-- Given material --
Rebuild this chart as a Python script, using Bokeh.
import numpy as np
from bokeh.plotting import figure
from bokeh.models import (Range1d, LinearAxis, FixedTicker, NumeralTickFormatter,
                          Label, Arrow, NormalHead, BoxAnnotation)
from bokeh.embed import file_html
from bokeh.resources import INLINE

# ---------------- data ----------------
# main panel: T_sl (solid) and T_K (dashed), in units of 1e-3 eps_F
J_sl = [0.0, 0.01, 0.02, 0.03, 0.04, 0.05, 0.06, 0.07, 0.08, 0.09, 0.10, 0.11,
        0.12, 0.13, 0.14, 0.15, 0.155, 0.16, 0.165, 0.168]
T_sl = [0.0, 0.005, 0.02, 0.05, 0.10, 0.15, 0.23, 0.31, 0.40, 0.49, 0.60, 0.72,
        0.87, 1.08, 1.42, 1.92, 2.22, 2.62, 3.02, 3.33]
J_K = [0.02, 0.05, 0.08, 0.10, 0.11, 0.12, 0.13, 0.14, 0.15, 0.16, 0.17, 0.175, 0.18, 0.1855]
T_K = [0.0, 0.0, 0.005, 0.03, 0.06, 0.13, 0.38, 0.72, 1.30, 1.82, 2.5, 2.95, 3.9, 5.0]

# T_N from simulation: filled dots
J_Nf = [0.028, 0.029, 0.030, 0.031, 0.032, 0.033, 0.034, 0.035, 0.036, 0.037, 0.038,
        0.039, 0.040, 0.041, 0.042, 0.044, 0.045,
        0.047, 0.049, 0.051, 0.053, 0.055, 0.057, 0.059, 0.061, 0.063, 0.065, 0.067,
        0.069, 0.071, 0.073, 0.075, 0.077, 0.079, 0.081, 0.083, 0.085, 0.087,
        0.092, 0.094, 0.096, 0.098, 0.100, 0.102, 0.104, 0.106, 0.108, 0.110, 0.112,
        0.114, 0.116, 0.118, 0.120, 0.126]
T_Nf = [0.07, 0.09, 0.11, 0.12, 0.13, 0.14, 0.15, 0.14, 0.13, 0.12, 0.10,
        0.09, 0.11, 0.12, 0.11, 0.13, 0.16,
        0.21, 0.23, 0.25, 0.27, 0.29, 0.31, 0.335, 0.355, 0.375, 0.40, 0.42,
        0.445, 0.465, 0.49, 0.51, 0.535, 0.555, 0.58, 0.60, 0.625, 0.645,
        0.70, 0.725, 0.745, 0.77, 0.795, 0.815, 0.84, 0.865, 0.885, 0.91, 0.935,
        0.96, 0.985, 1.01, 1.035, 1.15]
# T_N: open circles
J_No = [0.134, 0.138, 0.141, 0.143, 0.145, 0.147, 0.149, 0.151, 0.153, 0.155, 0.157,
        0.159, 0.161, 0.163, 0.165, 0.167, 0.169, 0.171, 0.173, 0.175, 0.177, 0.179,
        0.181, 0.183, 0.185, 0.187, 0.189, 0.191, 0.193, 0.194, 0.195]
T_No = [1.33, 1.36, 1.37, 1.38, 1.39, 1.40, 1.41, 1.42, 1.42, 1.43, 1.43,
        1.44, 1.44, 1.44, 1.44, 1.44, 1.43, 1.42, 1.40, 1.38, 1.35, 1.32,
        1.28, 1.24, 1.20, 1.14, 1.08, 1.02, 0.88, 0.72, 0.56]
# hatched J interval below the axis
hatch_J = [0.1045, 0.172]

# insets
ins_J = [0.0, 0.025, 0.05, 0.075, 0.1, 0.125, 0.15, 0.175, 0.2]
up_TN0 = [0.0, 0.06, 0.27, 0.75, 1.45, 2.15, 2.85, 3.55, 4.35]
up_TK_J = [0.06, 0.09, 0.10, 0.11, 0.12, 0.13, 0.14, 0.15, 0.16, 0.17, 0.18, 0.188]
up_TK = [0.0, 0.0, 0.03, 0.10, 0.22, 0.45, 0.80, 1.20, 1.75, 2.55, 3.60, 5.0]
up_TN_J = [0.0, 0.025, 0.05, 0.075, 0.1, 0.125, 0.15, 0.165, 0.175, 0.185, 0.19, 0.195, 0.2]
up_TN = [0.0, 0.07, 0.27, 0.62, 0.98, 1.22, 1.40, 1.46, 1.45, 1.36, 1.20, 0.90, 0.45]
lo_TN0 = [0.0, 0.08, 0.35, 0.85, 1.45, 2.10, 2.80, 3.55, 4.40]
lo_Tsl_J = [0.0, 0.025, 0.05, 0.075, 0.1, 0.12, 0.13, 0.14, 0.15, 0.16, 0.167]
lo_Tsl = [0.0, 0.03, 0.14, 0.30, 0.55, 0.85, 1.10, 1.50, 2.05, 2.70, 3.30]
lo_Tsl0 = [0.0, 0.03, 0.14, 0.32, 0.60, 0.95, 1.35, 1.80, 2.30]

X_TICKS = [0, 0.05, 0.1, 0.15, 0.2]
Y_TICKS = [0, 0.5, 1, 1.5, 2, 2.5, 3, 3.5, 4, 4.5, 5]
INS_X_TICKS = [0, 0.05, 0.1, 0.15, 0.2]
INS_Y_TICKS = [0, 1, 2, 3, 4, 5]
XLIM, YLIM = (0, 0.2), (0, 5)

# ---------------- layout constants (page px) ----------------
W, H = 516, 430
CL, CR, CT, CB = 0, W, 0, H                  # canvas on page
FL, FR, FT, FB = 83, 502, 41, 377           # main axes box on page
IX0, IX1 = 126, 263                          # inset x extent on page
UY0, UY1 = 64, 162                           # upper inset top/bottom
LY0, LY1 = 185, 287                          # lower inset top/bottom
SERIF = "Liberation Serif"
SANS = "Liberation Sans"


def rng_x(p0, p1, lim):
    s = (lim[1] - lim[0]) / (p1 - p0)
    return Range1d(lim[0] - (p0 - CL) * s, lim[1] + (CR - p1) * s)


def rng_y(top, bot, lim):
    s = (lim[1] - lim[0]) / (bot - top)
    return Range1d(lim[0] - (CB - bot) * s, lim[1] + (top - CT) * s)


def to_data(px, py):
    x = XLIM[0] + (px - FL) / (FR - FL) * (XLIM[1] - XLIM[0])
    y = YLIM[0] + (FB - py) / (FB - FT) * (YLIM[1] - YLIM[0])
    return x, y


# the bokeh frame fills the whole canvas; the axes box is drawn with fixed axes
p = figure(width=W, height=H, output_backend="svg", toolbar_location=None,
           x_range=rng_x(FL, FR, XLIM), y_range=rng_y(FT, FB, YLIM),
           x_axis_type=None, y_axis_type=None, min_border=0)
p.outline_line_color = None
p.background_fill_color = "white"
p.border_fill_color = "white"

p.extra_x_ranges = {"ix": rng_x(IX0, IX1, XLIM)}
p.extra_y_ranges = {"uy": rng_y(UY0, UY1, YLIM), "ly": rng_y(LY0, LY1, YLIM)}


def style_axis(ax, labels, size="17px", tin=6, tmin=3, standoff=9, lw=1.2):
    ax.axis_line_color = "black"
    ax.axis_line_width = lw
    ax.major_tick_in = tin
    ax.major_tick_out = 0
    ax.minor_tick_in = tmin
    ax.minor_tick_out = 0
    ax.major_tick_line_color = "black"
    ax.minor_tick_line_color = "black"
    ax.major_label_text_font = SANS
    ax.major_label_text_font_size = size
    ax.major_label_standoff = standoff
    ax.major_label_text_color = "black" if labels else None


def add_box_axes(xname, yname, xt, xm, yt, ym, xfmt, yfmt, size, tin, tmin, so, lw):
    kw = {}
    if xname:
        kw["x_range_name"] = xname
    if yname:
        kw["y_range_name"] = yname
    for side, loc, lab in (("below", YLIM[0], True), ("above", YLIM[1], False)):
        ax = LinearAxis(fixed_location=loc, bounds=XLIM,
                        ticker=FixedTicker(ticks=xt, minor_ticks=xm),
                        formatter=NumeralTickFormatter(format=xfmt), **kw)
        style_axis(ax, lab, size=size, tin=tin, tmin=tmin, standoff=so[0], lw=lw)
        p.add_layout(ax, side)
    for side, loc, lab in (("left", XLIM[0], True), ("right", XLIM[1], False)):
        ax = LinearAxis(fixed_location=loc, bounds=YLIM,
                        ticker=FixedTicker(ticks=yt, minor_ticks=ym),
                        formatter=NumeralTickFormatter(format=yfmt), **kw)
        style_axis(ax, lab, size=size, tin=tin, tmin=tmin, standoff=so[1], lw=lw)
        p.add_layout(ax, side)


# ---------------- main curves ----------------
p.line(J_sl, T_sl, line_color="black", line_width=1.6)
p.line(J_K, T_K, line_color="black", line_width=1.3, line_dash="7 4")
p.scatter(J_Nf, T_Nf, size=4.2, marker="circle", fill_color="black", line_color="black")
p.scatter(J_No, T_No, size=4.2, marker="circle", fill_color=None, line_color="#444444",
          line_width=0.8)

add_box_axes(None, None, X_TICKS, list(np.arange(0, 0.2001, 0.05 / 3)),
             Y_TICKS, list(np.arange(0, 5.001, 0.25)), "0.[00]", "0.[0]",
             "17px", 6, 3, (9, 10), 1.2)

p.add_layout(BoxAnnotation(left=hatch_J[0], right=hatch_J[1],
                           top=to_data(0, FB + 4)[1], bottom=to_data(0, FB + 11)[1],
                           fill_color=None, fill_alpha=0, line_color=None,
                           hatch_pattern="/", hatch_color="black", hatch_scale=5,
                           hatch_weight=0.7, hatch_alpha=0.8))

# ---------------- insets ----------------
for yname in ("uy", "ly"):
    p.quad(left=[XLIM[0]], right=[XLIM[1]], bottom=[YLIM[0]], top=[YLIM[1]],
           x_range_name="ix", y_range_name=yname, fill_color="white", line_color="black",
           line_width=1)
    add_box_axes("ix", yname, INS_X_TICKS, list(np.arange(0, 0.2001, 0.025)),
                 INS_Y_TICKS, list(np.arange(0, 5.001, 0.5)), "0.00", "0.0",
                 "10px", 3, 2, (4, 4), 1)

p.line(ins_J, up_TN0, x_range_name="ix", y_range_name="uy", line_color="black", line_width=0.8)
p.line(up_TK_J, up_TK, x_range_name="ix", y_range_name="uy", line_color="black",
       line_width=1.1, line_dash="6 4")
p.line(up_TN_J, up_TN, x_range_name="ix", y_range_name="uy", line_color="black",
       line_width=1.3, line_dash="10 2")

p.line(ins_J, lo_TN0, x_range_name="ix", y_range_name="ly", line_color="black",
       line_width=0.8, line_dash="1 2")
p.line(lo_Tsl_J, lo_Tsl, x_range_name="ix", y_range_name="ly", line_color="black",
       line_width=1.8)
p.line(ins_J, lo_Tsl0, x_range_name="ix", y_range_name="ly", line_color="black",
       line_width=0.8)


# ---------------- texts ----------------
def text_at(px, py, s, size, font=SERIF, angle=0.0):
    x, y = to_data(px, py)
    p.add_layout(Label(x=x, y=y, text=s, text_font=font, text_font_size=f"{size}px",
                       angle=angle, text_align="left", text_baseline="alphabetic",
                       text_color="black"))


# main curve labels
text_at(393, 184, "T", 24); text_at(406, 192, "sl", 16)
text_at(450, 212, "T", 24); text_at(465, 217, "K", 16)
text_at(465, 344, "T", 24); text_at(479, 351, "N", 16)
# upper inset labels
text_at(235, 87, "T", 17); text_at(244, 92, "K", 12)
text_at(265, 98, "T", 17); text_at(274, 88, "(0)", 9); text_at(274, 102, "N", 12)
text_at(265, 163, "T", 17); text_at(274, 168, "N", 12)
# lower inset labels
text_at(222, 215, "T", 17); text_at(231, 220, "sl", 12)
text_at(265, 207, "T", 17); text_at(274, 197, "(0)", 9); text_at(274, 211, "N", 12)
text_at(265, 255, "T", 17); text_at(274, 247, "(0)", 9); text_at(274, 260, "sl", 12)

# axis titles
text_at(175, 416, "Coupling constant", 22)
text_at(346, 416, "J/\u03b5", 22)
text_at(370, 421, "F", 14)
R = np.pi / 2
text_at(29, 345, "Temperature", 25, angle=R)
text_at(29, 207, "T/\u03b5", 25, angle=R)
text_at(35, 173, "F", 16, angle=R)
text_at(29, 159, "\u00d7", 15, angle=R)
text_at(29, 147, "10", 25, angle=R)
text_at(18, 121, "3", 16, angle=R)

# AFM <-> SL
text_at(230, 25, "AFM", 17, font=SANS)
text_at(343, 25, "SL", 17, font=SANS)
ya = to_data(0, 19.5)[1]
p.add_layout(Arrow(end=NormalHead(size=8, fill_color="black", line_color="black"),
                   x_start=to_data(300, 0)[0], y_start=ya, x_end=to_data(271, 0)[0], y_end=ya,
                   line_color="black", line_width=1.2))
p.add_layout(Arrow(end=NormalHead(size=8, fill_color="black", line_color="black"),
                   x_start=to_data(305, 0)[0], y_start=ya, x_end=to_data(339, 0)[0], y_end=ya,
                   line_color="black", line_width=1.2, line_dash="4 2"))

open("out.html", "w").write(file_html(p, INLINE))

-- Written instruction --
Verbatim output is expected for the lines from the start of the data to the line in which "2.95, 3.9, 5.0]" appears, both included.

-- Solution to this task --
Rebuild this chart as a Python script, using Bokeh.
import numpy as np
from bokeh.plotting import figure
from bokeh.models import (Range1d, LinearAxis, FixedTicker, NumeralTickFormatter,
                          Label, Arrow, NormalHead, BoxAnnotation)
from bokeh.embed import file_html
from bokeh.resources import INLINE

# ---------------- data ----------------
# main panel: T_sl (solid) and T_K (dashed), in units of 1e-3 eps_F
J_sl = [0.0, 0.01, 0.02, 0.03, 0.04, 0.05, 0.06, 0.07, 0.08, 0.09, 0.10, 0.11,
        0.12, 0.13, 0.14, 0.15, 0.155, 0.16, 0.165, 0.168]
T_sl = [0.0, 0.005, 0.02, 0.05, 0.10, 0.15, 0.23, 0.31, 0.40, 0.49, 0.60, 0.72,
        0.87, 1.08, 1.42, 1.92, 2.22, 2.62, 3.02, 3.33]
J_K = [0.02, 0.05, 0.08, 0.10, 0.11, 0.12, 0.13, 0.14, 0.15, 0.16, 0.17, 0.175, 0.18, 0.1855]
T_K = [0.0, 0.0, 0.005, 0.03, 0.06, 0.13, 0.38, 0.72, 1.30, 1.82, 2.5, 2.95, 3.9, 5.0]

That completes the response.